Work to be completed: Leave out the pictures and copy everything else below exactly.

Data shown:
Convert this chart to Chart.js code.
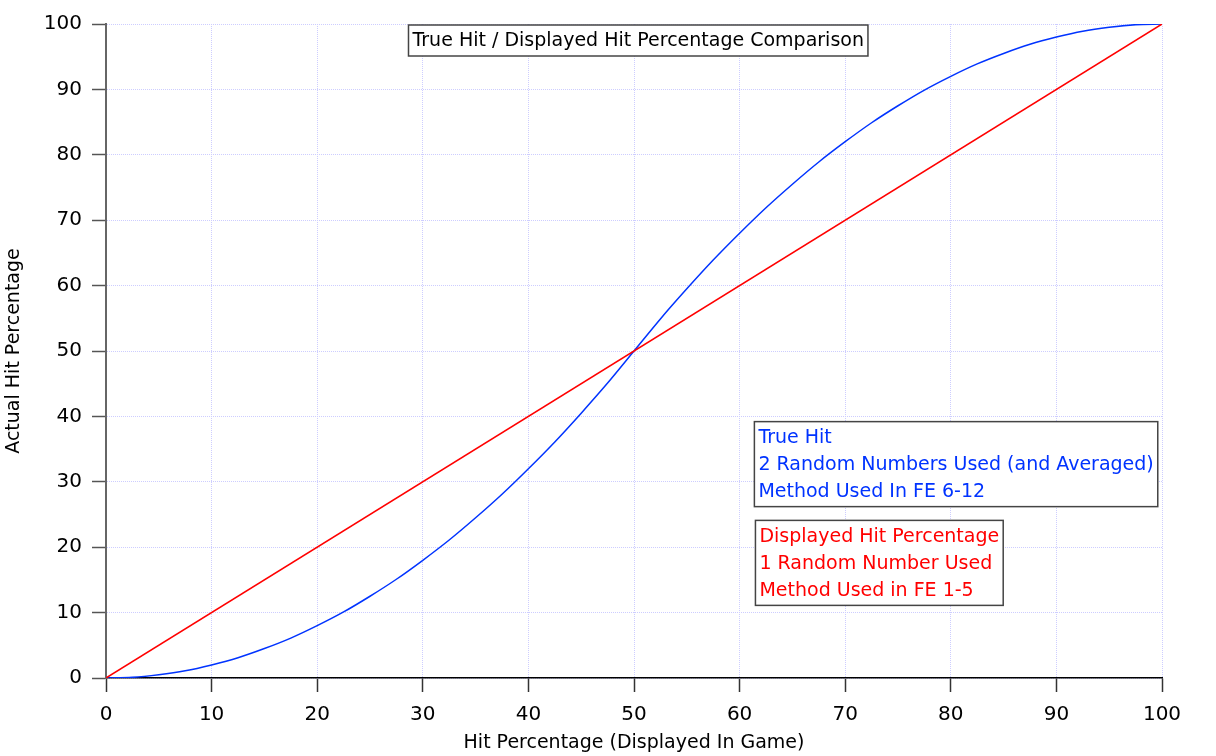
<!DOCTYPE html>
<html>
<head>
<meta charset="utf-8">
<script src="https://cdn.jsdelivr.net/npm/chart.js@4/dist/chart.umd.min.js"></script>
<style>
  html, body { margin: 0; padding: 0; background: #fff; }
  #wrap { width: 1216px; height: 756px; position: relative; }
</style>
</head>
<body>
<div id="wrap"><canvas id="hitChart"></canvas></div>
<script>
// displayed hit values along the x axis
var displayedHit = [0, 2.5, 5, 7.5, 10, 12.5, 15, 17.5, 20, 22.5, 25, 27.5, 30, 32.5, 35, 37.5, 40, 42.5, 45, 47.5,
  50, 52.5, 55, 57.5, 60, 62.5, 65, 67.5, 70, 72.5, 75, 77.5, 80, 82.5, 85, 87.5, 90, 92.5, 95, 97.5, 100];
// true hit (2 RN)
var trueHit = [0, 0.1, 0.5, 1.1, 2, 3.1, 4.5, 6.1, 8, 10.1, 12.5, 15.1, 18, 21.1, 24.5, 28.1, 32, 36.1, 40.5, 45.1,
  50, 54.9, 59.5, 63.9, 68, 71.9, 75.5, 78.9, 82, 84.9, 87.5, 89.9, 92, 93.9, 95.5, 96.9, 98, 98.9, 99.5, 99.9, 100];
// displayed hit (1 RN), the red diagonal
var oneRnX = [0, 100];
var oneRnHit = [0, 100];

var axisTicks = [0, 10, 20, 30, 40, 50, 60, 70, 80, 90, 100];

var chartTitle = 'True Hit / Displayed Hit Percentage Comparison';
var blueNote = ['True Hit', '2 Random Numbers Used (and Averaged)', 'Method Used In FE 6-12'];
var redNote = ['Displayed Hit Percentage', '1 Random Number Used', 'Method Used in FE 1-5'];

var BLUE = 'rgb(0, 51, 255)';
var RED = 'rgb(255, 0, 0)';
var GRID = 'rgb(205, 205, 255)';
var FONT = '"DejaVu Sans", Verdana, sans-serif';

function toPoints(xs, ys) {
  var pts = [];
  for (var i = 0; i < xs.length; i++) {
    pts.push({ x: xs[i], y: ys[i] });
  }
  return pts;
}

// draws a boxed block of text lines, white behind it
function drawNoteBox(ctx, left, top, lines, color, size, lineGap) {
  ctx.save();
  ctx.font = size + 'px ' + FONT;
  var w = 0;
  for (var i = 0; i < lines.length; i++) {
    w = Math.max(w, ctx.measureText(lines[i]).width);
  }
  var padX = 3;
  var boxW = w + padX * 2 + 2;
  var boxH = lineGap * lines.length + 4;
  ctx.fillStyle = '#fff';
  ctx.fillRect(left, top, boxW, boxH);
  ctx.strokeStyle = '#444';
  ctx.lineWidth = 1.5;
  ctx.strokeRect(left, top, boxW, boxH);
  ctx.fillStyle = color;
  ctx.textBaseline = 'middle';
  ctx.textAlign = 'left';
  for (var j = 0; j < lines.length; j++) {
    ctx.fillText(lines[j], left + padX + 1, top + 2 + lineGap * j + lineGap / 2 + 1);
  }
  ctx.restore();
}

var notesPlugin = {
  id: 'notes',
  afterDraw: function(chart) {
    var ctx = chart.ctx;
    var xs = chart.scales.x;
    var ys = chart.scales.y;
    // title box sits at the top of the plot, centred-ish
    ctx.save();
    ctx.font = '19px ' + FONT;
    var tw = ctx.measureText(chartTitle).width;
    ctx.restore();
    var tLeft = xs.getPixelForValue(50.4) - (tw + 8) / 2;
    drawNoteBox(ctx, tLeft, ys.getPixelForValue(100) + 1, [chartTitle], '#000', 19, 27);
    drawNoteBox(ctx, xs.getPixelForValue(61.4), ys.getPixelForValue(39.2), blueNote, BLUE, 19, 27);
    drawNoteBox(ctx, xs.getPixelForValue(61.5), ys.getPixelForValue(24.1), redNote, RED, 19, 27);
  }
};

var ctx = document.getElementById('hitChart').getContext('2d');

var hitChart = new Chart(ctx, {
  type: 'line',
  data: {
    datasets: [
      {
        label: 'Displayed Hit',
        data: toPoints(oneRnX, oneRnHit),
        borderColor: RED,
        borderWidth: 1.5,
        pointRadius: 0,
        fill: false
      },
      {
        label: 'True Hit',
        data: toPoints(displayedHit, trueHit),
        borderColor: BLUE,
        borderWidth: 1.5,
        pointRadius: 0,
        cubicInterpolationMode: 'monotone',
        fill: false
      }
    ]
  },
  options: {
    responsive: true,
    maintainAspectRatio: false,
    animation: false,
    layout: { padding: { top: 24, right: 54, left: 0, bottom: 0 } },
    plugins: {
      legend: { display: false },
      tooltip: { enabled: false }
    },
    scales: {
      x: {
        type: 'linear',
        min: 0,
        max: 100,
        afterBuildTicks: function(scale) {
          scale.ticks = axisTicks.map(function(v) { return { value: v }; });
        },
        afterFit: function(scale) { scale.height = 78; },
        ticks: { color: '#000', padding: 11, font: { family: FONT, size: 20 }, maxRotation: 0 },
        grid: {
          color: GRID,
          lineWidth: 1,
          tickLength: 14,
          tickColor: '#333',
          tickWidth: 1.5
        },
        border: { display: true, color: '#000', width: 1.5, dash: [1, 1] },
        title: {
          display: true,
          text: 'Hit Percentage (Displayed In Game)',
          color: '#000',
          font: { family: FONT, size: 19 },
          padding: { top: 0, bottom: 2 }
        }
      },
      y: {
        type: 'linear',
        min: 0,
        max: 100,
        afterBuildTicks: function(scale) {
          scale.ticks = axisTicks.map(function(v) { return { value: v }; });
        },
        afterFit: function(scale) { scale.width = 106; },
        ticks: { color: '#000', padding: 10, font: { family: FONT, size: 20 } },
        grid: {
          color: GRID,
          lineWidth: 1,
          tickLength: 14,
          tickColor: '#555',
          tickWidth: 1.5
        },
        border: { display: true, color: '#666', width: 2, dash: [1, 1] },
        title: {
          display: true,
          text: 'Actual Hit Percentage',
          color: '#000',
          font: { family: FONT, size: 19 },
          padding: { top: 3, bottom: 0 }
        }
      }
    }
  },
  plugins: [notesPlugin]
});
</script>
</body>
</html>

Task response:
Convert this chart to Chart.js code.
<!DOCTYPE html>
<html>
<head>
<meta charset="utf-8">
<script src="https://cdn.jsdelivr.net/npm/chart.js@4/dist/chart.umd.min.js"></script>
<style>
  html, body { margin: 0; padding: 0; background: #fff; }
  #wrap { width: 1216px; height: 756px; position: relative; }
</style>
</head>
<body>
<div id="wrap"><canvas id="hitChart"></canvas></div>
<script>
// displayed hit values along the x axis
var displayedHit = [0, 2.5, 5, 7.5, 10, 12.5, 15, 17.5, 20, 22.5, 25, 27.5, 30, 32.5, 35, 37.5, 40, 42.5, 45, 47.5,
  50, 52.5, 55, 57.5, 60, 62.5, 65, 67.5, 70, 72.5, 75, 77.5, 80, 82.5, 85, 87.5, 90, 92.5, 95, 97.5, 100];
// true hit (2 RN)
var trueHit = [0, 0.1, 0.5, 1.1, 2, 3.1, 4.5, 6.1, 8, 10.1, 12.5, 15.1, 18, 21.1, 24.5, 28.1, 32, 36.1, 40.5, 45.1,
  50, 54.9, 59.5, 63.9, 68, 71.9, 75.5, 78.9, 82, 84.9, 87.5, 89.9, 92, 93.9, 95.5, 96.9, 98, 98.9, 99.5, 99.9, 100];
// displayed hit (1 RN), the red diagonal
var oneRnX = [0, 100];
var oneRnHit = [0, 100];

var axisTicks = [0, 10, 20, 30, 40, 50, 60, 70, 80, 90, 100];

var chartTitle = 'True Hit / Displayed Hit Percentage Comparison';
var blueNote = ['True Hit', '2 Random Numbers Used (and Averaged)', 'Method Used In FE 6-12'];
var redNote = ['Displayed Hit Percentage', '1 Random Number Used', 'Method Used in FE 1-5'];

var BLUE = 'rgb(0, 51, 255)';
var RED = 'rgb(255, 0, 0)';
var GRID = 'rgb(205, 205, 255)';
var FONT = '"DejaVu Sans", Verdana, sans-serif';

function toPoints(xs, ys) {
  var pts = [];
  for (var i = 0; i < xs.length; i++) {
    pts.push({ x: xs[i], y: ys[i] });
  }
  return pts;
}

// draws a boxed block of text lines, white behind it
function drawNoteBox(ctx, left, top, lines, color, size, lineGap) {
  ctx.save();
  ctx.font = size + 'px ' + FONT;
  var w = 0;
  for (var i = 0; i < lines.length; i++) {
    w = Math.max(w, ctx.measureText(lines[i]).width);
  }
  var padX = 3;
  var boxW = w + padX * 2 + 2;
  var boxH = lineGap * lines.length + 4;
  ctx.fillStyle = '#fff';
  ctx.fillRect(left, top, boxW, boxH);
  ctx.strokeStyle = '#444';
  ctx.lineWidth = 1.5;
  ctx.strokeRect(left, top, boxW, boxH);
  ctx.fillStyle = color;
  ctx.textBaseline = 'middle';
  ctx.textAlign = 'left';
  for (var j = 0; j < lines.length; j++) {
    ctx.fillText(lines[j], left + padX + 1, top + 2 + lineGap * j + lineGap / 2 + 1);
  }
  ctx.restore();
}

var notesPlugin = {
  id: 'notes',
  afterDraw: function(chart) {
    var ctx = chart.ctx;
    var xs = chart.scales.x;
    var ys = chart.scales.y;
    // title box sits at the top of the plot, centred-ish
    ctx.save();
    ctx.font = '19px ' + FONT;
    var tw = ctx.measureText(chartTitle).width;
    ctx.restore();
    var tLeft = xs.getPixelForValue(50.4) - (tw + 8) / 2;
    drawNoteBox(ctx, tLeft, ys.getPixelForValue(100) + 1, [chartTitle], '#000', 19, 27);
    drawNoteBox(ctx, xs.getPixelForValue(61.4), ys.getPixelForValue(39.2), blueNote, BLUE, 19, 27);
    drawNoteBox(ctx, xs.getPixelForValue(61.5), ys.getPixelForValue(24.1), redNote, RED, 19, 27);
  }
};

var ctx = document.getElementById('hitChart').getContext('2d');

var hitChart = new Chart(ctx, {
  type: 'line',
  data: {
    datasets: [
      {
        label: 'Displayed Hit',
        data: toPoints(oneRnX, oneRnHit),
        borderColor: RED,
        borderWidth: 1.5,
        pointRadius: 0,
        fill: false
      },
      {
        label: 'True Hit',
        data: toPoints(displayedHit, trueHit),
        borderColor: BLUE,
        borderWidth: 1.5,
        pointRadius: 0,
        cubicInterpolationMode: 'monotone',
        fill: false
      }
    ]
  },
  options: {
    responsive: true,
    maintainAspectRatio: false,
    animation: false,
    layout: { padding: { top: 24, right: 54, left: 0, bottom: 0 } },
    plugins: {
      legend: { display: false },
      tooltip: { enabled: false }
    },
    scales: {
      x: {
        type: 'linear',
        min: 0,
        max: 100,
        afterBuildTicks: function(scale) {
          scale.ticks = axisTicks.map(function(v) { return { value: v }; });
        },
        afterFit: function(scale) { scale.height = 78; },
        ticks: { color: '#000', padding: 11, font: { family: FONT, size: 20 }, maxRotation: 0 },
        grid: {
          color: GRID,
          lineWidth: 1,
          tickLength: 14,
          tickColor: '#333',
          tickWidth: 1.5
        },
        border: { display: true, color: '#000', width: 1.5, dash: [1, 1] },
        title: {
          display: true,
          text: 'Hit Percentage (Displayed In Game)',
          color: '#000',
          font: { family: FONT, size: 19 },
          padding: { top: 0, bottom: 2 }
        }
      },
      y: {
        type: 'linear',
        min: 0,
        max: 100,
        afterBuildTicks: function(scale) {
          scale.ticks = axisTicks.map(function(v) { return { value: v }; });
        },
        afterFit: function(scale) { scale.width = 106; },
        ticks: { color: '#000', padding: 10, font: { family: FONT, size: 20 } },
        grid: {
          color: GRID,
          lineWidth: 1,
          tickLength: 14,
          tickColor: '#555',
          tickWidth: 1.5
        },
        border: { display: true, color: '#666', width: 2, dash: [1, 1] },
        title: {
          display: true,
          text: 'Actual Hit Percentage',
          color: '#000',
          font: { family: FONT, size: 19 },
          padding: { top: 3, bottom: 0 }
        }
      }
    }
  },
  plugins: [notesPlugin]
});
</script>
</body>
</html>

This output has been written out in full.